Converting object using right mouse click on object, selecting “Convert To” menu)

4-Convert Alternate
Converting Object using “Modifiers” by selecting object, clicking the second tab in the right hand command panel and selecting the correct “edit” type from the list (more on modifiers in a later tutorial)

Selection modes on an object

Next hurdle to get across is to show the different ways you can select the object.  if you have been playing so far you will see that when you click on your object that you are selecting the entire object in one.  Now, to get modelling we need to work on a much lower level.

Most 3D tools once you start pulling the objects apart give you the following selection options:

  • Vertex – lets you move the individual points of the object
  • Edge – moves the selected edges :-) (2 vertexes and 1 line per edge)
  • Face – moves a face of a polygon (4 vertexes and 4 lines per face)
  • Polygon – moves an entire polygon (8 vertexes and 12 lines)
  • Element – lets you edit the properties of each part of the object

In 3DS max this is represented in the right hand command panel from the second tab, as shown below


Second tab selected with the parts of the edit tree expanded.  By default it is displayed collapsed with a cross to the left of the “Edit Mesh” or “Edit Poly” modifier in the list


How to use the GIZMO

the Gizmo is an important tool no matter what 3D application you use, they all work pretty much the same way.

So here’s the Gizmo in it’s three variants in Max, each looks a little different and operates differently to support the kind of action/command you’re performing


The Move Gizmo.

  • Appears when you activate the Move command.
  • 3 Arrows in each of the 3 directions (X,Y,Z)
  • Holding the Arrow moves only in that one direction.
  • Holding the boxes in between the arrows allows movement in 2 or 3 directions.

The Rotate Gizmo

  • Appears when you activate the Rotate command.
  • 3 Rings, one for each rotation direction.
  • Holding a single ring rotates only in that direction.

The Scale Gizmo

  • Appears when you activate the Scale command.
  • Like the Move gizmo has three direction arms, which scale in one axis
  • Like the Move Gizmo has inner sections to allow scaling in more than one direction.
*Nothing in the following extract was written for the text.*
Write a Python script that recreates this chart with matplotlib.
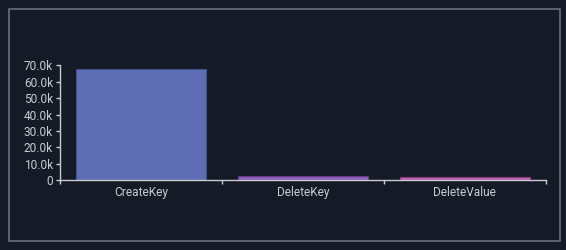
import matplotlib
matplotlib.use("Agg")
from matplotlib import pyplot as plt
from matplotlib.patches import Rectangle
from matplotlib.ticker import FuncFormatter, MultipleLocator

#%% data
categories = ["CreateKey", "DeleteKey", "DeleteValue"]
counts = [67500, 2500, 2000]
colors = ["#5f6db5", "#8c5fb8", "#c25fb0"]
edges = ["#46518a", "#5f3f80", "#8a3f7c"]

bg = "#141a26"
fg = "#c8cbd0"
axis_col = "#c8cbd0"

plt.rcParams['font.family'] = ['Roboto', 'DejaVu Sans']

fig = plt.figure(figsize=(5.66, 2.5), dpi=100)
fig.patch.set_facecolor(bg)

# outer panel border
fig.patches.append(Rectangle((8.5 / 566, 1 - 241 / 250), 551 / 566, 232 / 250,
                             transform=fig.transFigure, fill=False,
                             edgecolor="#6b717c", linewidth=1.2))

ax = fig.add_axes([60 / 566, 1 - 180.3 / 250, 485.7 / 566, 115 / 250])
ax.set_facecolor(bg)

x = range(len(categories))
ax.bar(x, counts, width=0.8, color=colors, edgecolor=edges, linewidth=0.8, zorder=2)

ax.set_xlim(-0.5, len(categories) - 0.5)
ax.set_ylim(0, 70000)

# category ticks sit on band boundaries, labels centred
ax.set_xticks([i - 0.5 for i in range(len(categories) + 1)])
ax.set_xticklabels([])
ax.set_xticks(list(x), minor=True)
ax.set_xticklabels(categories, minor=True)
ax.tick_params(axis='x', which='major', length=3, color=axis_col, width=1)
ax.tick_params(axis='x', which='minor', length=0, pad=4, labelsize=8.6, labelcolor=fg)

ax.yaxis.set_major_locator(MultipleLocator(10000))
ax.yaxis.set_major_formatter(FuncFormatter(lambda v, p: "0" if v == 0 else f"{v / 1000:.1f}k"))
ax.tick_params(axis='y', length=3, color=axis_col, width=1, labelsize=8.6,
               labelcolor=fg, pad=2)

for s in ["top", "right"]:
    ax.spines[s].set_visible(False)
for s in ["left", "bottom"]:
    ax.spines[s].set_color(axis_col)
    ax.spines[s].set_linewidth(1)

fig.savefig("out.png", dpi=100, facecolor=bg)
Lastly, a note on Pivot Points

A key thing to remember about the Gizmo is that it operates from a single point, known as the Pivot point.  By default this point is the bottom centre of the object or the middle of an individual element (such as an edge or polygon).

you can change this which we will go into in a later tutorial, but something to be aware of.  So if something doesn’t rotate or Scale how you like, then it will be because of the Pivot point

In Conclusion

This action packed intro to tutorial is essential as you go through the main section (coming very soon).  SO practice the above and play at moving around the viewports, using the basic commands and looking at the make up of objects.